Monday, August 30, 2004
Alana Baranick
Plain Dealer Reporter
Willie Ray "Karimi" Mackey felt a kinship with the primitive
Dogon people of West Africa, who have been mapping the stars
for more than 800 years.

The 51-year-old NASA astrophysicist and African dance
instructor was fascinated that the Dogon, who revere Sirius
known as the Dog Star knew of its tiny companion star,
Sirius B, centuries before modern astronomers identified it.

Mackey was pronounced dead, apparently of a heart condition,
Aug. 6 while Sirius was making its annual daytime appearance
in the sky.

As a scientist, Mackey conducted far-ranging "fundamental
research that doesn't reveal itself until years downstream
but is critical to development," said Julian Earls, director
of the NASA Glenn Research Center.

But he didn't look like a rocket scientist.

"He had his own style," said NASA colleague Eric Overton.
"In appearance, he was so down to earth, you would be
shocked to know he even had a job. Then you find out he
worked at NASA, had a Ph.D."

Mackey grew up in St. Louis, the eldest of nine children in
what was essentially a single-parent household. Ray, as he
was known to his family, took care of his younger siblings
while his mother worked the midnight shift at the post
office. He got them ready for school in the morning and
assigned them educational projects after school.

When his sisters saw a spider in the house, "not only did
Ray kill it, he looked it up in the encyclopedia and gave a
report," said his sister Karen. "He liked Radio Shack
science kits. He outgrew those and started taking things
apart in the house. Lamps, appliances. He always found a way
to put it back together."

He watched public-television programs like "Nova" to learn
about the stars. He tried to instill his passion for the
heavens in his siblings and, later, his daughters.

"He made us go in the back yard, and we'd have to look up in
the sky," said his sister Yvonne. "He'd say, Analyze that.'
"

In the early 1970s, Mackey enrolled at Oberlin College,
where he and classmate Diaris Jackson were "roaring with
ideology, pushing for change, angry that we'd missed the
'60s, aware of the special gifts that made us leaders,"
Jackson said.

Mackey, whose African name, Karimi, means "one whose spirit
travels with the stars," went to Boston to study
astrophysics at the Massachusetts Institute of Technology.
He also trained in African dance and drum under Raymond
Sylla, an African cultural icon from Senegal.

After earning a doctorate from MIT in 1981, Mackey taught
math at Wilberforce University in southern Ohio.
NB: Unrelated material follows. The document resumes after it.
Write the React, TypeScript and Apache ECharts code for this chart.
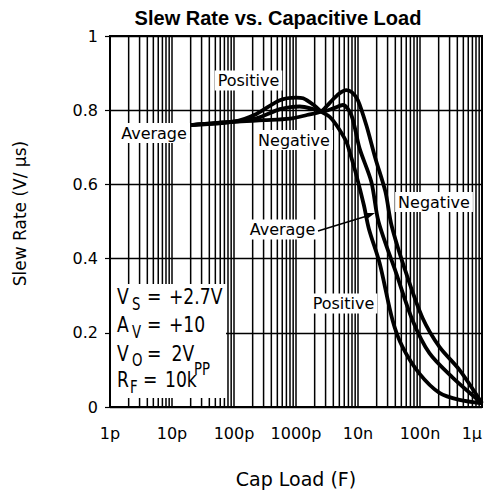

Abasi
Ojinjideka, with whom he collaborated on projects
integrating cultural arts and science, met him at a Kwanzaa
event 22 years ago.

"He was sitting on a drum, listening to music on headphones,
reading a book and watching TV at the same time," Ojinjideka
said.

Mackey started working for NASA in Brook Park in 1989 but
later returned to Wilberforce through a space agency program
that allows scientists to spend time at not-for-profit
institutions. More recently, NASA lent him to Cheyney
University in Pennsylvania.

"We worked together to provide NASA exposure and computer
technology for students who lived in a homeless shelter in
Philadelphia," said J. Otis Smith, a Cheyney professor. "He
was fun to work with. He personally inspired some of our
students to overcome their fear of science to explore those
fields more closely."

He also did his best to get his twin daughters, Nyonu and
Naima, excited about science.

"If you looked in the sky on a clear night, he could tell
you the names of the stars," Naima said.

One weekend, while visiting his daughters at Hampton
University in Virginia, Mackey woke them at 6:30 a.m., and
said, "We're going to Norfolk State University. I want you
to see the sunspots in the sky."

When they arrived, "he got out his little sunspot device
with a mirror," Naima said. "We saw these little dots that
would move across the paper. It was neat."